Five Tips for a Safe and Healthy Halloween
It’s that “spooktacular” time of year. The kids have their costumes picked out and plenty of space in their bags to fill with tons of sugary sweets. But are you worried about what might be sneaking home in those candy wrappers? Amanda Garman MS, RDN, LD, a registered dietitian and Wellness Coordinator at the Firelands Center for Coordinated Care has five tips for a safe and healthy trick-or-treating experience.
1. Eat Dinner Before You Go
The USDA recommends waiting to go trick-or-treating until after your child has eaten a good meal to help prevent them from overeating candy and sweets. “Halloween candy can be tempting, especially on an empty stomach," said Amanda. "Start the evening off with an easy and nutritious meal. Ideas for a busy night include slow cooker soup or chili, tacos, or breakfast for dinner. You can make dinner a festive event by getting creative and making pumpkin shaped pancakes with fruit faces or bell pepper jack-o-lanterns.”
2. Bring a Flashlight
Most communities host trick-or-treating later in the evening, just before or after it gets dark.
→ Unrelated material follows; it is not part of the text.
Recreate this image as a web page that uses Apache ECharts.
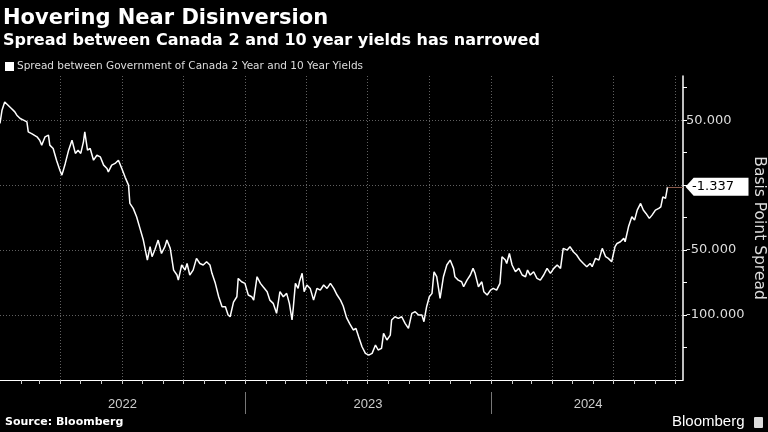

Carrying a flashlight or other bright light source is a great way to make sure you and your little ones are aware of your surrounds. If your child is wearing a dark costume, apply reflective tape to make sure your child is clearly visible to drivers.
3. Always Go in Groups
Everything is more fun with friends! Get a group together before heading out to prowl the neighborhood. If your child is under the age of 12, make sure that they and their group are accompanied by a responsible adult. It is also a great idea to have a designated meeting place in case someone gets separated. For younger children, place a piece of tape on the inside of their clothing with your name, address and cell phone number in case of an emergency.
4. Practice Smart Street Safety
According to Safe Kids Worldwide, children are more than twice as likely to be hit by a car and killed on Halloween than on any other day of the year. Remind your children to always use sidewalks if possible. If you must venture out onto the road, make sure you are visible and walk facing traffic. If you and your child must cross the road, always look both ways before crossing. Never assume that an approaching vehicle will stop.
5. Skip the Tricks With Your Treats
While it might be hard to curb an excited child, it's always a great idea to wait until you get home to open the candy bag. Always thoroughly inspect your child’s candy— do not allow your child to consume any treats that appear to be open or tampered with. While handmade treats may look nice, you can never be certain that they are safe to eat. “Sorting safe candy can be a good time to discuss mindfulness with your child," said Amanda. "The American Heart Association recommends no more than 100 calories per day from sugar. This may be 1-2 pieces of candy. Have your child pick out their personal favorites to enjoy in moderation. I recommend pairing the sweet treat with a nutritious snack such as fruit or veggies. Donate extra candy to care packages for those serving overseas or find a trade-in program at local businesses.”
Have fun and be safe! Happy Halloween!